If f(x)=e^3x+6 find the first derivative of f(x). I have the following but it is not right according to my computer math program:
f(x)=e(3x+6)^1/2
f ' (x)=e^(3x+6)^1/2 *(3x+6)^1/2'
f ' (x)=e^(3x+6) * 1/2(3x+6)^-1/2 * 3
f ' (x)=3/2 e^3x+6/^3x+6

 

[galactus]

You want the derivative of \(\displaystyle e^{3x+6}\)?.

Just apply the chain rule and get \(\displaystyle 3e^{3x+6}\)

 

[Deleted member 4993]

If f(x)=e^3x+6 find the first derivative of f(x). I have the following but it is not right according to my computer math program:
f(x)=e(3x+6)^1/2 <<<< Where did this ^1/2 come from?
f ' (x)=e^(3x+6)^1/2 *(3x+6)^1/2'
f ' (x)=e^(3x+6) * 1/2(3x+6)^-1/2 * 3
f ' (x)=3/2 e^3x+6/^3x+6

 

[Belby]

the 1/2 came when I took 3x+6 out of the square root. Is this not correct?

 

[Deleted member 4993]

the 1/2 came when I took 3x+6 out of the square root. Is this not correct?

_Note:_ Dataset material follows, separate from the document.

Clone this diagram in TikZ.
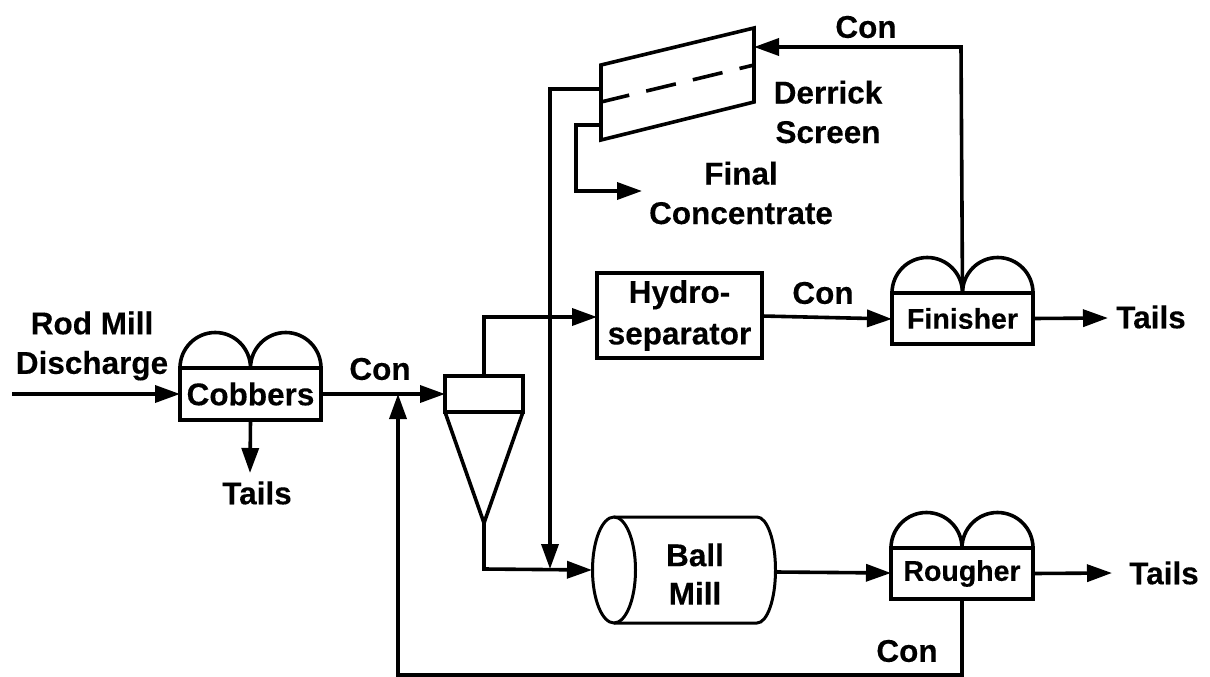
\documentclass[tikz,border=0pt]{standalone}
\usepackage{fontspec}
\setmainfont[BoldFeatures={FakeBold=0.25}]{Liberation Sans}
\usetikzlibrary{arrows.meta}
\tikzset{
  ln/.style={line width=3.6pt,line join=miter},
  flow/.style={ln,-{Triangle[length=25pt,width=17pt]}},
  lab/.style={font=\fontsize{31.5}{31.5}\selectfont\bfseries,inner sep=0pt,align=center},
  labs/.style={font=\fontsize{28.5}{28.5}\selectfont\bfseries,inner sep=0pt,align=center},
  unit/.style={draw,ln,inner sep=0pt,outer sep=0pt,align=center},
}
\begin{document}
\begin{tikzpicture}[x=1pt,y=-1pt]
\useasboundingbox (0,0) rectangle (1210,677);
% coordinates
\coordinate (in) at (12,394);
\coordinate (scTL) at (601,65);
\coordinate (scTR) at (754,28);
\coordinate (scBR) at (754,102);
\coordinate (scBL) at (601,140);
\coordinate (dashL) at (601,102);
\coordinate (dashR) at (754,65);
\coordinate (scFeed) at (601,89);
\coordinate (scOut) at (601,125);
\coordinate (scIn) at (754,47);
\coordinate (apex) at (484,523);
\coordinate (cycFeed) at (445,394);
\coordinate (junc) at (398,394);
\coordinate (millJ) at (550,569);
\coordinate (millL) at (592,570);
\coordinate (millR) at (776,572);
% units
\node[unit,lab,minimum width=141pt,minimum height=52pt] (cob) at (250.5,394) {Cobbers};
\node[unit,labs,minimum width=141pt,minimum height=51pt] (fin) at (962.5,318.5) {Finisher};
\node[unit,labs,minimum width=142pt,minimum height=51pt] (rou) at (962,573.5) {Rougher};
\node[unit,lab,minimum width=165pt,minimum height=85pt] (hyd) at (679.5,315.5) {\raisebox{-2pt}{Hydro-}\\[10pt]\raisebox{-2pt}{separator}};
\node[unit,minimum width=78pt,minimum height=36pt] (cyc) at (484,394) {};
% domes
\foreach \u/\r in {cob/35.25,fin/35.25,rou/35.5}{
  \draw[ln] (\u.north west) arc[start angle=180,end angle=360,x radius=\r,y radius=35.5]
            arc[start angle=180,end angle=360,x radius=\r,y radius=35.5];
}
% cyclone cone
\draw[ln] (cyc.south west) -- (apex) -- (cyc.south east);
% screen
\draw[ln] (scTL) -- (scTR) -- (scBR) -- (scBL) -- cycle;
\draw[ln,dash pattern=on 30.5pt off 17.5pt,dash phase=1.5pt] (dashL) -- (dashR);
% ball mill
\draw[ln,line width=3pt] (614,517) -- (757,517) arc[start angle=-90,end angle=90,x radius=18.5,y radius=53] -- (614,623);
\draw[ln,line width=3pt] (614,570) ellipse[x radius=21.5,y radius=53];
\node[lab] (mill) at (695,574) {Ball\\[7pt]Mill};
% flows
\draw[flow] (in) -- (cob.west);
\draw[flow] (cob.east) -- (cycFeed);
\draw[flow] (cob.south) -- (250,473);
\draw[flow] (cyc.north) -- (484,317) -- (hyd.west |- 0,317);
\draw[flow] (hyd.east |- 0,316) -- (fin.west |- 0,319);
\draw[flow] (fin.north) -- (961,47) -- (scIn);
\draw[flow] (fin.east) -- (1108,318);
\draw[flow] (scFeed) -- (550,89) -- (millJ);
\draw[flow] (scOut) -- (576,125) -- (576,191) -- (642,191);
\draw[flow] (apex) -- (484,569) -- (millL);
\draw[flow] (millR) -- (rou.west |- 0,573);
\draw[flow] (rou.east) -- (1112,573);
\draw[flow] (rou.south) -- (962,675) -- (398,675) -- (junc);
% labels
\node[lab] (rod) at (92,346) {Rod Mill\\[8pt]Discharge};
\node[lab] (c1) at (380,369) {Con};
\node[lab] (t1) at (257,493) {Tails};
\node[lab] (c2) at (823,293) {Con};
\node[lab] (c3) at (866,27) {Con};
\node[lab] (c4) at (907,651) {Con};
\node[lab] (t2) at (1151,317) {Tails};
\node[lab] (t3) at (1164,573) {Tails};
\node[lab] (der) at (828,112) {Derrick\\[8pt]Screen};
\node[lab] (fc) at (741,193) {Final\\[8pt]Concentrate};
\end{tikzpicture}
\end{document}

There was no square root in your original equation.

f(x)=e^3x+6

 

[Belby]

yes, 3x+6 is under the radical sign

 

[Deleted member 4993]

yes, 3x+6 is under the radical sign

So you should have written

y = e^[(3x+6)^(1/2)] ............. when you post incorrect problem - you waste both your time and our time.

Now use chain rule:

You have

y = e^[g(x)]

where

g(x) = (3x+6)^(1/2)

g'(x) = (1/2) * 3 * (3x+6)^(-1/2)

then

y' = g'(x) * e^[g(x)]

Now finish it ....